> [Task objective]
Collect every line that includes the string "code".

> [Data to process]
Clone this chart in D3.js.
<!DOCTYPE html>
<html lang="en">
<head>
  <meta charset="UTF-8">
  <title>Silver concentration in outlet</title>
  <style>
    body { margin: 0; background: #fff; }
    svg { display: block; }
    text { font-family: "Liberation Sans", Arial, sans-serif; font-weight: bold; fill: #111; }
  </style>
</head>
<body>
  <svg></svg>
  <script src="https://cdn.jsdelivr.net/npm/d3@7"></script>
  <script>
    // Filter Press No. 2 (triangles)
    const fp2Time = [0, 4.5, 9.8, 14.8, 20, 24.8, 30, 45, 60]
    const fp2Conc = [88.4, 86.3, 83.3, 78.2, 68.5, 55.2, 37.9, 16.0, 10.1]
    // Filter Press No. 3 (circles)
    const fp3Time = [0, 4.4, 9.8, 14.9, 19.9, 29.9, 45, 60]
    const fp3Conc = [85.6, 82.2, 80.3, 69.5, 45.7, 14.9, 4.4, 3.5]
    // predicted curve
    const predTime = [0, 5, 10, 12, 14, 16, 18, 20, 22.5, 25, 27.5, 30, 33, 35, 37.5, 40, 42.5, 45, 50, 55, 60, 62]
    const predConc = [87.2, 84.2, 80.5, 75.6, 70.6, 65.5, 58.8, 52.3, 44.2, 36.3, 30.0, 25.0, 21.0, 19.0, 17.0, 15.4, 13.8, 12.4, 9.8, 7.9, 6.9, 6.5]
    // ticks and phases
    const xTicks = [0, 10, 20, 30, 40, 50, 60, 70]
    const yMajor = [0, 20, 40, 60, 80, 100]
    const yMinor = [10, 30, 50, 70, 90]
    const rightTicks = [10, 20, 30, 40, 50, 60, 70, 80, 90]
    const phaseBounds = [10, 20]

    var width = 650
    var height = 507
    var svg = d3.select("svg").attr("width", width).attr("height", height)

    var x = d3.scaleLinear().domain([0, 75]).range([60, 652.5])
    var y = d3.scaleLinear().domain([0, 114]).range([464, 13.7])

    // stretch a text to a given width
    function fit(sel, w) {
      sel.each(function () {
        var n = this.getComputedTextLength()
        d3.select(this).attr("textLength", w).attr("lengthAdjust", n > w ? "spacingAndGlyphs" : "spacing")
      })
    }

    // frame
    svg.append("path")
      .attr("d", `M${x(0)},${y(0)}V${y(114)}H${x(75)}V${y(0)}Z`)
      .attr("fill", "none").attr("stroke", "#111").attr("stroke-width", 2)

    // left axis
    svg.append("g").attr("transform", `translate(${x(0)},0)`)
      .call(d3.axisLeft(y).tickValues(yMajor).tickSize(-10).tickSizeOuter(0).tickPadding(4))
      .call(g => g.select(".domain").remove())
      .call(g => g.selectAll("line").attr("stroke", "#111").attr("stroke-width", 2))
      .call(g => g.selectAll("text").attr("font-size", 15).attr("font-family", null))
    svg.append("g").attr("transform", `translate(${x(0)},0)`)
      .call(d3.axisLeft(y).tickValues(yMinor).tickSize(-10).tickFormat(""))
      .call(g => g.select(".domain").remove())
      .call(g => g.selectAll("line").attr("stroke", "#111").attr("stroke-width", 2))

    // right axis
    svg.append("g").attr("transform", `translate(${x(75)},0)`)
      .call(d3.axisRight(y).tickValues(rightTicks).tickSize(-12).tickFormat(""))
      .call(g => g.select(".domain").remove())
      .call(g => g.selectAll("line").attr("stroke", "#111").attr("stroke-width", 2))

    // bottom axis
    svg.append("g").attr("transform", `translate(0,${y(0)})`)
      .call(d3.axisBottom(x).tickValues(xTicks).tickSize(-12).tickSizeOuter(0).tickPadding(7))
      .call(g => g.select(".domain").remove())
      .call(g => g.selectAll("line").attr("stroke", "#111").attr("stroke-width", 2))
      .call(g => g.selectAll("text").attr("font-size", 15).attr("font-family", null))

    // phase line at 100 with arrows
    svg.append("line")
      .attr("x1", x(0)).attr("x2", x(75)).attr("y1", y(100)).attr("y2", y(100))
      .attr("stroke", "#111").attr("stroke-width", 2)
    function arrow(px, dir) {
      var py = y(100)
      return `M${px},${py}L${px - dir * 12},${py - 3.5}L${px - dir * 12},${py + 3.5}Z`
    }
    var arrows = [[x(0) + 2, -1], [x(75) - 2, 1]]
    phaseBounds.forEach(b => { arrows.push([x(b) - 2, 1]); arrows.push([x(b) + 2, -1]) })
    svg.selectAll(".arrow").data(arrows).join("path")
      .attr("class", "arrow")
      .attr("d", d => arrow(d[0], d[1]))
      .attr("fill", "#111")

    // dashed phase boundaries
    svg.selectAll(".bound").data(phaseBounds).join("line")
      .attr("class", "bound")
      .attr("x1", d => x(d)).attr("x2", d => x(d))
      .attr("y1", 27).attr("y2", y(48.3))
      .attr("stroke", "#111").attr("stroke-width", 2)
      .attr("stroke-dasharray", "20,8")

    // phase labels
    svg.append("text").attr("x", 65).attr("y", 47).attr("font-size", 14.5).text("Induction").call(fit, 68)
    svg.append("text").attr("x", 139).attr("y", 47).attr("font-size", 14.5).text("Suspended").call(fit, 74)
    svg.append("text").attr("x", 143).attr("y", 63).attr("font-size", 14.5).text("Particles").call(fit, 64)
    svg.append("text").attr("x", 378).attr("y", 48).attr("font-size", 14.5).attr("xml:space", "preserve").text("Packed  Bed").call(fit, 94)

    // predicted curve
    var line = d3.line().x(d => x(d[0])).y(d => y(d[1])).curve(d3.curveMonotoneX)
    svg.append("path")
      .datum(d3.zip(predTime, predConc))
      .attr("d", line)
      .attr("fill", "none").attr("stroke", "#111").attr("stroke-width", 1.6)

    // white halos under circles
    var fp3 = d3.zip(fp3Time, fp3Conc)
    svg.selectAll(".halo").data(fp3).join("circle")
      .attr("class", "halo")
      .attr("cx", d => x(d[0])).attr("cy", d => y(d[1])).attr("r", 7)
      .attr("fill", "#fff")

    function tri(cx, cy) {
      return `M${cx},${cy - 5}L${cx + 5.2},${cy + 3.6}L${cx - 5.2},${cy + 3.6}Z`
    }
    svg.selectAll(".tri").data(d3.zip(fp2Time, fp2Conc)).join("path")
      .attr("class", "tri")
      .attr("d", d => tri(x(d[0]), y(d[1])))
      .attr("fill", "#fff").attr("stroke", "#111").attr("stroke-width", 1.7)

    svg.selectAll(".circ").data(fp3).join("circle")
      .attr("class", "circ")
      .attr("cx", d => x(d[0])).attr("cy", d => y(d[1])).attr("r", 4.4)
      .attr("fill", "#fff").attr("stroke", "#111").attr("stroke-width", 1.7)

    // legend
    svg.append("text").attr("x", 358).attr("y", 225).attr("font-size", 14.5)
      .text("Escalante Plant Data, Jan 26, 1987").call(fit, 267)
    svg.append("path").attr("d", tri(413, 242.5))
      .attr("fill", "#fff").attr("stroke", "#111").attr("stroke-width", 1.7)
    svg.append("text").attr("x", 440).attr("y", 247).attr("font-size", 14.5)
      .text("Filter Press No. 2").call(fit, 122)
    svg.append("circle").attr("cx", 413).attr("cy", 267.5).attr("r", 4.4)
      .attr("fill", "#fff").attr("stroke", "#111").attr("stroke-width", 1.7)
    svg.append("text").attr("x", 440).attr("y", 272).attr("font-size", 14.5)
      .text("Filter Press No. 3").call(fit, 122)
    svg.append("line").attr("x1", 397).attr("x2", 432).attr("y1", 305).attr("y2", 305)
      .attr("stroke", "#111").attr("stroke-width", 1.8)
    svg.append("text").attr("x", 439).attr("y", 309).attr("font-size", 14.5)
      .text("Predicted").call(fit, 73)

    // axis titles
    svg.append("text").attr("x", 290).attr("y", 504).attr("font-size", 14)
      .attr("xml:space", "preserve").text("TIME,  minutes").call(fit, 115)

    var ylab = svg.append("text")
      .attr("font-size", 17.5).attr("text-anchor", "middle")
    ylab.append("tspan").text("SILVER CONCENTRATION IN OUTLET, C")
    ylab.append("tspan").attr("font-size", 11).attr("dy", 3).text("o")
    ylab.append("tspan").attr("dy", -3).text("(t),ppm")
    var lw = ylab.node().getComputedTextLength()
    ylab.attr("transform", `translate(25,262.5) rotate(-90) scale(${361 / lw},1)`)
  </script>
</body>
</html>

==

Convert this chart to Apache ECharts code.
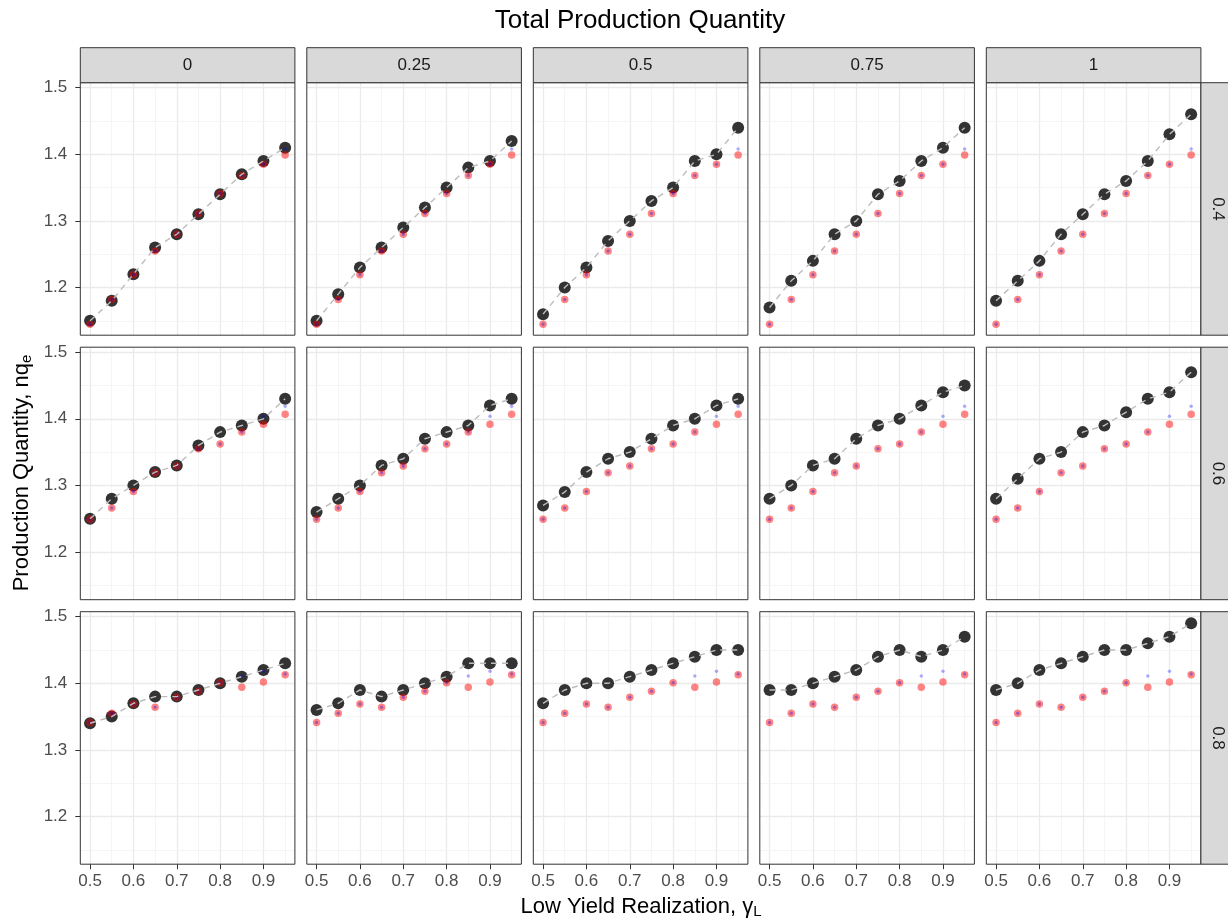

==

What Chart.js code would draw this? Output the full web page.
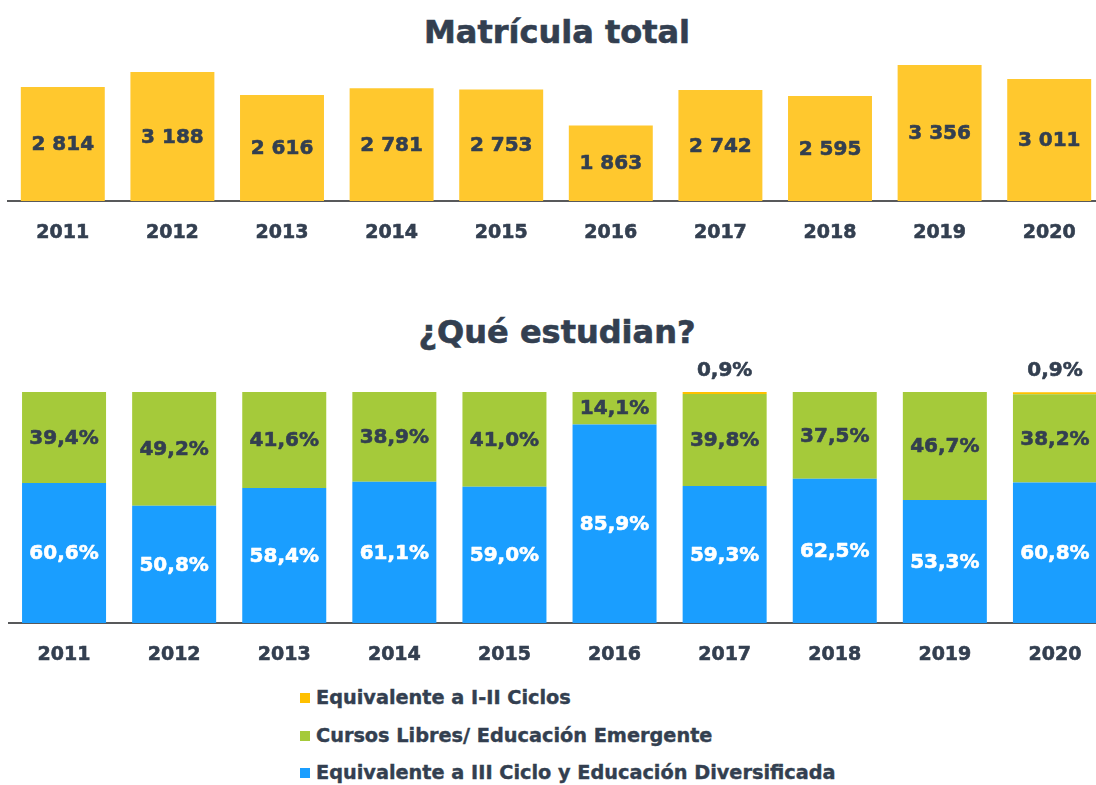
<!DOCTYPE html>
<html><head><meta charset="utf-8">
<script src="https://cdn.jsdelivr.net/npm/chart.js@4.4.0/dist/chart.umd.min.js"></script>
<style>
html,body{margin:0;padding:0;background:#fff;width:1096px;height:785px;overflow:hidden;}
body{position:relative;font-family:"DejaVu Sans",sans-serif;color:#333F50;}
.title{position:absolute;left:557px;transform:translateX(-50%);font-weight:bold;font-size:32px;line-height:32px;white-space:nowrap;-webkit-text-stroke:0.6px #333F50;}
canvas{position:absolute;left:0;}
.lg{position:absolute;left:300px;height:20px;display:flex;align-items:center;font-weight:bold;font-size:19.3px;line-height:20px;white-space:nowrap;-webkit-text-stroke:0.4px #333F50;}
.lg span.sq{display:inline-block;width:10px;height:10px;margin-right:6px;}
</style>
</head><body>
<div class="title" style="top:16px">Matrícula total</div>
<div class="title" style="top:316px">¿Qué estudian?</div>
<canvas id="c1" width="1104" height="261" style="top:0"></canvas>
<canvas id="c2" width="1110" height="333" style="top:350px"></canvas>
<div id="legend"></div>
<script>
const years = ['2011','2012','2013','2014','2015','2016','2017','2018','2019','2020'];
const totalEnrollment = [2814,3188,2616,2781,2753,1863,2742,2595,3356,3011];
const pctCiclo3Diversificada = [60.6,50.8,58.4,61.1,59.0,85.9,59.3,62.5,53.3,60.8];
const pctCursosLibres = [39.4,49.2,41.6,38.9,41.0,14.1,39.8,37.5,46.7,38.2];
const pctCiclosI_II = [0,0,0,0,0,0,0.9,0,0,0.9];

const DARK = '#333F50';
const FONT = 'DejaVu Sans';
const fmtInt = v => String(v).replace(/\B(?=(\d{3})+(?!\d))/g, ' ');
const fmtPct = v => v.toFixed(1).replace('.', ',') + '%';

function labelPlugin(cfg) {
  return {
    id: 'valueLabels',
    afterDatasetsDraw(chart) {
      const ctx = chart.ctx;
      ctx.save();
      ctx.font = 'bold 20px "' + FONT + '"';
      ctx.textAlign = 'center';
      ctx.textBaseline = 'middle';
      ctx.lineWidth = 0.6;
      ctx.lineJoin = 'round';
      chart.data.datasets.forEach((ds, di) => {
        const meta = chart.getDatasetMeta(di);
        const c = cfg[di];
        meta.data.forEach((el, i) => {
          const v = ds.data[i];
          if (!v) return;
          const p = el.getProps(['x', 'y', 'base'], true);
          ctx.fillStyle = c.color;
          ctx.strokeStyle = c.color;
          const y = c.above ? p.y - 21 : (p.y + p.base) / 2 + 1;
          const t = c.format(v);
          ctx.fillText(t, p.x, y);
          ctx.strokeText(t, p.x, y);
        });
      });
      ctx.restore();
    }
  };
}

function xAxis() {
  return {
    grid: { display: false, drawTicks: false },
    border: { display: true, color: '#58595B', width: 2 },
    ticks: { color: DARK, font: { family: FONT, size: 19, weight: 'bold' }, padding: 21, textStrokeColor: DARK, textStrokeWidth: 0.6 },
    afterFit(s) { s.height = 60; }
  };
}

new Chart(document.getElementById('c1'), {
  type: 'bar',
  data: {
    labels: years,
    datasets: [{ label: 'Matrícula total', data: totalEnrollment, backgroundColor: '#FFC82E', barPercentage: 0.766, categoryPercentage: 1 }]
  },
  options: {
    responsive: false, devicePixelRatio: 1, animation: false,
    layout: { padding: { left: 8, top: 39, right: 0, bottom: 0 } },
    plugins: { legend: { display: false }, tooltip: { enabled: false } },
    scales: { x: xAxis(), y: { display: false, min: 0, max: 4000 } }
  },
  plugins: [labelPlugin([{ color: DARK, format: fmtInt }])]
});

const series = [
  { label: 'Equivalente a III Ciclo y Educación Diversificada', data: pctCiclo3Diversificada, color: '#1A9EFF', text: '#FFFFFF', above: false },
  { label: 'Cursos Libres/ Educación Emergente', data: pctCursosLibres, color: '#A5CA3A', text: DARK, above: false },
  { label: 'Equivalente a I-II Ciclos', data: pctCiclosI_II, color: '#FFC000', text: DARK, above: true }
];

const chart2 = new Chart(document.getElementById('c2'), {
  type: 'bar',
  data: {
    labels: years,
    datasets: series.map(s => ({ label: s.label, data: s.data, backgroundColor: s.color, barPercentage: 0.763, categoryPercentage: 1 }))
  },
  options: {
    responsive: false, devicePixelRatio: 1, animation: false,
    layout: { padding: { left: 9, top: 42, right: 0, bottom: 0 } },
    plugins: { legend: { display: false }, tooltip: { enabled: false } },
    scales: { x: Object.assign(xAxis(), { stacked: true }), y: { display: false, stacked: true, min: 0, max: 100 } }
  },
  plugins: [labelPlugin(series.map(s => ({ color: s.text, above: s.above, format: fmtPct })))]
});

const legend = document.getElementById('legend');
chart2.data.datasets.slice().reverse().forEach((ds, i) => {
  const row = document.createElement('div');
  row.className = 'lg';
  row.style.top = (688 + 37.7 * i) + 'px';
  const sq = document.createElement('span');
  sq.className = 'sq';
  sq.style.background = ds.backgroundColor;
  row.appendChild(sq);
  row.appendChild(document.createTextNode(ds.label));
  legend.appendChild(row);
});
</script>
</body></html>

> [Finished answer]
Convert this chart to Apache ECharts code.
What Chart.js code would draw this? Output the full web page.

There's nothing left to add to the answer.